Kaieteur News was told that the physicians attempted to get a female technician to take another X-ray of the patient. By then, it was after 16:00 hrs and the X-ray technician allegedly informed a relative who was sent to call her that her shift had ended. “She said she has to cook her husband’s dinner and she only works up to four o’clock and is was already six,” the friend alleged.
She said that one of the physicians consulted a manual, then made a small incision in the policeman’s side and inserted a tube to drain the blood. However, the relative alleged that the doctor had to make a second incision after apparently blundering the procedure.
Anderson was reportedly then given oxygen. Kaieteur News understands that relatives of the injured men then requested that the patients be transferred to the Woodlands Hospital. The doctor who had inserted the tube accompanied the patients in an ambulance.
The family friend alleged that when they arrived, a physician at the private hospital informed the West Demerara Hospital staff that they had inserted the draining tube incorrectly and that Anderson was still bleeding internally. The tube was reportedly also the wrong size and even the apparatus to give the patient oxygen was malfunctioning, the woman said.
“Then the doctor showed how the tube should be inserted and the blood started to come out,” the woman said.

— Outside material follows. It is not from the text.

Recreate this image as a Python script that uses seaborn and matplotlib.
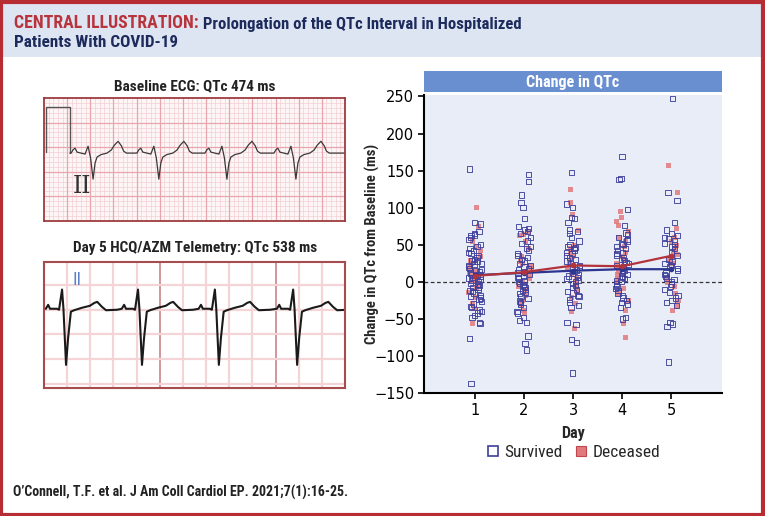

But by then, Anderson’s condition had worsened and he succumbed some 15 minutes later, the still-distraught friend said.
“The doctor (at Woodlands) said that it is sad that he had to die when his injury was not life-threatening.” The woman is related to Anderson’s injured friend, Sadiki Fraser, and said that he is still traumatized by the ordeal.
“It’s one month (since the tragedy) and it’s bringing back everything,” a relative of Anderson’s told Kaieteur News.
A source with several years experience as a health care professional said that the case highlighted the poor quality of health care in Region Three.
“The management is very poor in this Region, if they can’t manage an emergency transfer. They played around for four and a half hours with these young men’s lives. They arrived at around 2.15 p.m. at the Leonora Cottage Hospital, then were transferred to the West Demerara Regional Hospital without a proper diagnosis. Is this what health care has turned to?”
The source also expressed the view that the case also highlighted the need for interns to work under the guidance of experienced doctors before being allowed to work unsupervised.